Dr. Jekyll’s attempts to repress his other personality, Mr. Hyde, only make the situation worse. Upon reflection of his dual personality, Dr. Jekyll notes,
“I found it hard to reconcile with my imperious desire to carry my head high, and wear a more than commonly grave countenance before the public. Hence it came about that I concealed my pleasures; and that when I reached years of reflection, and began to look round me and take stock of my progress and position in the world, I stood already committed to a profound duplicity of me…I regarded and hid them with an almost morbid sense of shame” (42).
Dr. Jekyll tries to keep his evil side repressed in order to portray himself as the upstanding member of society he is perceived to be by others. Essentially, he is ashamed by his actions as Mr. Hyde, and wants them to remain hidden so it appears that he fits society’s status quo. However, this repression of Mr. Hyde is not without its consequences. In his attempts to suppress Mr. Hyde, Dr. Jekyll notes he is “tortured with throes and longings, as of Hyde struggling after freedom; and at last, in an hour of moral weakness, [he] once again compounded and swallowed the transforming draught…[his] devil had been long caged, [Mr. Hyde] came out roaring” (49). The repression of Mr. Hyde only makes his personality stronger and more detrimental when he is finally released.
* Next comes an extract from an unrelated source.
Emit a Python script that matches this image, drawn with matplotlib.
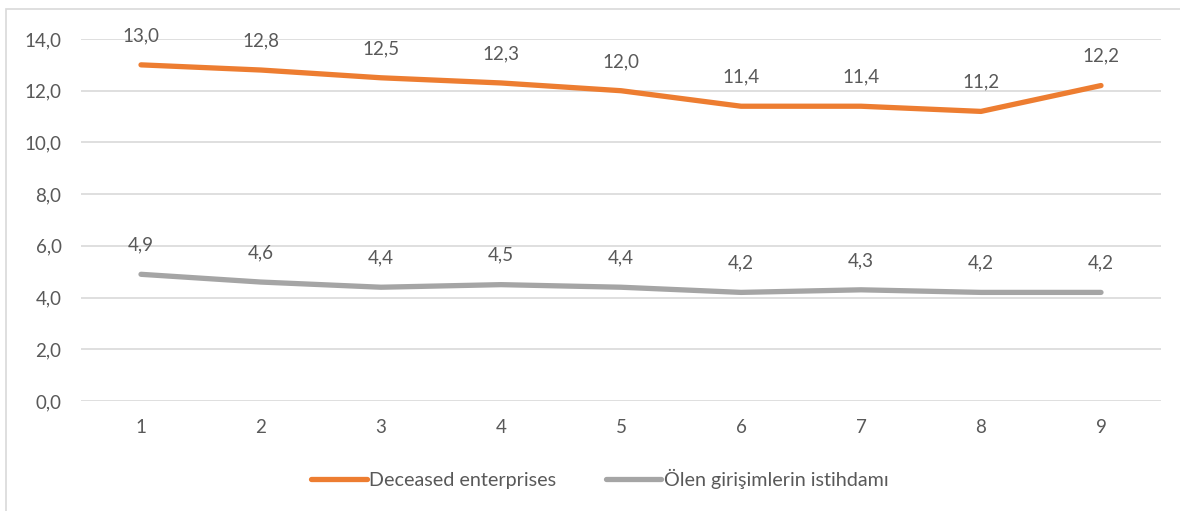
import matplotlib.pyplot as plt
from matplotlib.patches import Rectangle
from matplotlib.lines import Line2D

categories = [1, 2, 3, 4, 5, 6, 7, 8, 9]
deceased = [13.0, 12.8, 12.5, 12.3, 12.0, 11.4, 11.4, 11.2, 12.2]
employment = [4.9, 4.6, 4.4, 4.5, 4.4, 4.2, 4.3, 4.2, 4.2]
series_names = ["Deceased enterprises", "Ölen girişimlerin istihdamı"]
yticks = [0, 2, 4, 6, 8, 10, 12, 14]

plt.rcParams['font.family'] = ['Lato', 'DejaVu Sans']
text_color = '#595959'
orange = '#ED7D31'
gray = '#A5A5A5'
fs = 13.5

fig = plt.figure(figsize=(11.8, 5.11), dpi=100)
fig.patches.append(Rectangle((6 / 1180, -0.1), 1.1, 1.1 - 9 / 511,
                             transform=fig.transFigure, fill=False,
                             edgecolor='#d9d9d9', linewidth=1.2))

ax = fig.add_axes([81 / 1180, 110 / 511, 1080 / 1180, 362 / 511])

for vals, color in [(deceased, orange), (employment, gray)]:
    ax.plot(categories, vals, color=color, linewidth=3.8, solid_capstyle='round',
            solid_joinstyle='round', zorder=3)
    for x, v in zip(categories, vals):
        ax.annotate(f"{v:.1f}".replace('.', ','), (x, v), xytext=(0, 15),
                    textcoords='offset points', ha='center', va='bottom',
                    fontsize=fs, color=text_color, annotation_clip=False)

ax.set_xlim(0.5, 9.5)
ax.set_ylim(0, 14)
ax.set_yticks(yticks)
ax.set_yticklabels([f"{t:.1f}".replace('.', ',') for t in yticks])
ax.set_xticks(categories)
ax.grid(axis='y', color='#d9d9d9', linewidth=1.2)
ax.set_axisbelow(True)
for s in ax.spines.values():
    s.set_visible(False)
ax.tick_params(axis='both', length=0, labelsize=fs, labelcolor=text_color)
ax.tick_params(axis='y', pad=14)
ax.tick_params(axis='x', pad=13)

handles = [Line2D([], [], color=orange, linewidth=3.8, solid_capstyle='round'),
           Line2D([], [], color=gray, linewidth=3.8, solid_capstyle='round')]
leg = fig.legend(handles, series_names, loc='center', bbox_to_anchor=(600 / 1180, 1 - 479 / 511),
                 ncol=2, frameon=False, fontsize=14.2, handlelength=2.8,
                 handletextpad=0.15, columnspacing=2.5)
for t in leg.get_texts():
    t.set_color(text_color)

fig.savefig('out.png', dpi=100)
Secrecy and repression are ultimately utilized by the characters in the novella for selfish purposes. They all have aspects of their being of which they are ashamed and want to suppress in an effort to maintain their respectable statuses within society. However, they are mostly curious beings and attempt to repress this trait for fear of what it will expose about others. Dr. Jekyll’s attempts to repress Mr. Hyde only end up fueling Mr. Hyde’s angry personality, thus further jeopardizing Dr. Jekyll’s image.